A record is a set of named fields, similar to a struct in many other languages.

record pair {
    x: u32,
    y: u32,
}

Tuples

A tuple is a specialized record with implicit numeric field names.

The Component Model treats this the same as an equivalent record but code generators may produce different code for some languages.

type entry = tuple<string, u64>

Flags

A flags type represents a set of named booleans. It may be represented more efficiently than a record of bool fields.

flags permissions {
    read,
    write,
    delete,
}

Lists

A list<T> is a variable-length sequence of values, all of the same type T.

// Lists are used for byte buffers:
type bytes = list<u8>

// Lists can contain compound types as well:
type pairs = list<pair>

Variants

A variant represents exactly one of several named cases, similar to a “tagged union” or “sum type” in other languages.

variant filter {
    all,
    none,
    some(list<string>),
}

The following types are specialized kinds of variant. The Component Model treats them the same as an equivalent variant but code generators may produce different code for them for some languages.

Enums

An enum is a specialized variant where none of the cases have a payload.

enum directions {
    north,
    east,
    south,
    west,
}

Options

An option<T> is a specialized variant with none and some(T) cases.

type maybe-named = option<string>

Results

A result<T, E> is a specialized variant with ok(T) and err(E) cases.

type error-msg = string
type bytes-result = result<list<u8>, error-msg>

Resources

TODO: To avoid confusion, resources (and handles, borrows) are omitted until tooling is ready.

Scopes and name resolution

Identifiers

Reference

WIT identifiers are used for naming items (packages, worlds, interfaces, types), and must follow the Component Model name rules:

  • Identifiers use kebab-case, with ASCII-only words separated by a single -. Each word must be either all lowercase or all UPPERCASE.
  • Identifiers can be prefixed with a % to allow using WIT keywords as identifiers, e.g. %interface.

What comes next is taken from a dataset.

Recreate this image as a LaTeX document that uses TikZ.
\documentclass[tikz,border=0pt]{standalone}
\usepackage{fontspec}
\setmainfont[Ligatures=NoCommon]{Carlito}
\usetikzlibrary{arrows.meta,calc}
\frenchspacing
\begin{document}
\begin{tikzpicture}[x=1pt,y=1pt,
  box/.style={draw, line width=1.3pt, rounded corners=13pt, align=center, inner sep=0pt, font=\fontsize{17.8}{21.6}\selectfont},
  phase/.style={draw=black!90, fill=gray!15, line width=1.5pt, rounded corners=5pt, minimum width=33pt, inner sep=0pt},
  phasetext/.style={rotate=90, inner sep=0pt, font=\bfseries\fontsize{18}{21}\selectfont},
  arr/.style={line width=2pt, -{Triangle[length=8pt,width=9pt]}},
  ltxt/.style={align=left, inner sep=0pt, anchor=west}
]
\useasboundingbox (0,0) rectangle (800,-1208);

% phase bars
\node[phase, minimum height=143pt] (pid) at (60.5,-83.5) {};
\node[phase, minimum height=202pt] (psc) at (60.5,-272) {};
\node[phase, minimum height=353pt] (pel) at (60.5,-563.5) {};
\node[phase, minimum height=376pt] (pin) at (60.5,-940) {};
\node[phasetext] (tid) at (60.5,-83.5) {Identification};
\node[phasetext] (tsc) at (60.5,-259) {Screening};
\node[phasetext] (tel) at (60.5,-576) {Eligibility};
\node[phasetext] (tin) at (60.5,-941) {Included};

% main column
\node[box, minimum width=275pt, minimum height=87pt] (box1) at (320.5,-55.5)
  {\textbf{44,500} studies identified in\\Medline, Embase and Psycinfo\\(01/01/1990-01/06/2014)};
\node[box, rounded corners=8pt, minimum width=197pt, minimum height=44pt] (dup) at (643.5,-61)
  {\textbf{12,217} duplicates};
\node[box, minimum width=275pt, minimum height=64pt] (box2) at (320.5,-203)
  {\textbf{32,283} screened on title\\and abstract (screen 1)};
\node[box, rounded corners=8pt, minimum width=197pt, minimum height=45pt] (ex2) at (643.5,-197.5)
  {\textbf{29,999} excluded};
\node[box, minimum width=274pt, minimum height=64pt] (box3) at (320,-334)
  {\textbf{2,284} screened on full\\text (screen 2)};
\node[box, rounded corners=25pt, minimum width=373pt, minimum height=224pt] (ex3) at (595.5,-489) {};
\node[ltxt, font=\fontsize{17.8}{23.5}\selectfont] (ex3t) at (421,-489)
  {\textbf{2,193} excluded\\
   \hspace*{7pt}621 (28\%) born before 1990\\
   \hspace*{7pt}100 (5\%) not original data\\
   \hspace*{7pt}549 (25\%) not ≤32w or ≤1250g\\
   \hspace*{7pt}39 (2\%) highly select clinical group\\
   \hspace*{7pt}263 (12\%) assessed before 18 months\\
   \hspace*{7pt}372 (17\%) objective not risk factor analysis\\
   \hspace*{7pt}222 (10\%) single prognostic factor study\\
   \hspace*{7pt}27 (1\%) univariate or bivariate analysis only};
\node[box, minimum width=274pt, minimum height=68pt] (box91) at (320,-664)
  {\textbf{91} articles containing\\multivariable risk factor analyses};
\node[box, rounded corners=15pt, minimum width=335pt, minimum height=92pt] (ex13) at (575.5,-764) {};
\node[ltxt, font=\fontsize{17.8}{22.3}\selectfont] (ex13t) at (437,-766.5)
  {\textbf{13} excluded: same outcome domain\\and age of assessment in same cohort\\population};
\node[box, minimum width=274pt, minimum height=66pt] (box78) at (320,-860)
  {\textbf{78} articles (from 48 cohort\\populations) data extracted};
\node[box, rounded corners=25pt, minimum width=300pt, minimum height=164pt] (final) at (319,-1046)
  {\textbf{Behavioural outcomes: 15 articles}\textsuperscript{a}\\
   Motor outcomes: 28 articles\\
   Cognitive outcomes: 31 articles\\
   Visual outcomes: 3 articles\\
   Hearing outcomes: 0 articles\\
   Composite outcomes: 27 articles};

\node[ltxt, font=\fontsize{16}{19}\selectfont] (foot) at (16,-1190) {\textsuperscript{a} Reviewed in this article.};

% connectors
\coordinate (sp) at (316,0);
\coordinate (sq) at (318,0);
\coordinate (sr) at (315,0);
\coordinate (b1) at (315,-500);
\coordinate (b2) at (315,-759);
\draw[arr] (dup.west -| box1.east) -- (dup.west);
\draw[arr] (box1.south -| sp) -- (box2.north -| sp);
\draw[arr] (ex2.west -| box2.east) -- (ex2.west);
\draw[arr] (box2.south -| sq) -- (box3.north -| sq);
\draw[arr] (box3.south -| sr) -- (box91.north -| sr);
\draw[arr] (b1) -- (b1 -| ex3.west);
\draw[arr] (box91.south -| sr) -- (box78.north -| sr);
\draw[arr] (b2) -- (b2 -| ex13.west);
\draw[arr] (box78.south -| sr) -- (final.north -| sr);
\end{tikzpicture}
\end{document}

Allowed: “singleton”, “multiple-words”, “acronyms-TLA”, “%interface”, “%unnecessary-prefix

Not allowed: “Mixed-Case”, “double--dashes”, “-outer-dashes-”, “interface

TODO: explain name resolution

Type aliases

TODO

Renaming with use

TODO: explain different forms of use

Comments

// Line comment

/*
Block comment /* nesting allowed! */
*/

/// Doc comment
very-well-documented: func()

/**
Block-doc comment
*/
interface extremely-well-documented {}

Functions

Reference

Functions are defined in an interface or are listed as an import or export from a world. Parameters to a function must all be named and have unique names:

interface quick-ref-funcs {
    set: func(key: string, val: u64) -> option<u64>

    // Return values are optional
    do-nothing: func()
}

Interfaces

Reference

An interface can be thought of as an instance in the WebAssembly Component Model, for example a unit of functionality imported from the host or implemented by a component for consumption on a host.

interface line-drawer {
    // Interfaces can define types to be used within the same interface or by
    // another interface.
    record point {
        x: float32,
        y: float32,
    }

    draw: func(start: point, end: point)
}

Worlds

Reference

A world is a complete description of both imports and exports of a component. A world can be thought of as an equivalent of a component type in the component model.

world my-world {
    // Worlds can `include` another world, which merges that world's
    // imports and exports into this one:
    include other-package:other-world

    // Exports and imports can refer to separately-defined interfaces:
    export wasi:http/incoming-handler
    import wasi:http/outgoing-handle

    // A world can also define interface or function imports/exports in-line:
    export my-interface : interface {
        ping: func()
    }
    import get-config: func() -> string
}

Packages

A WIT package is a collection of WIT interfaces and worlds defined in files in the same directory that that all use the file extension wit, for example foo.wit. Files are encoded as valid utf-8 bytes. Types can be imported between interfaces within a package and additionally from other packages through IDs.

main.wit

// Package identifiers have a namespace, name, and optional SemVer version.
package quick-ref:example@0.0.1-alpha.1

world quick-ref-world {
    // Top-level items from other files are in scope.
    import config
}

config.wit

// Only one file needs to specify a package identifier.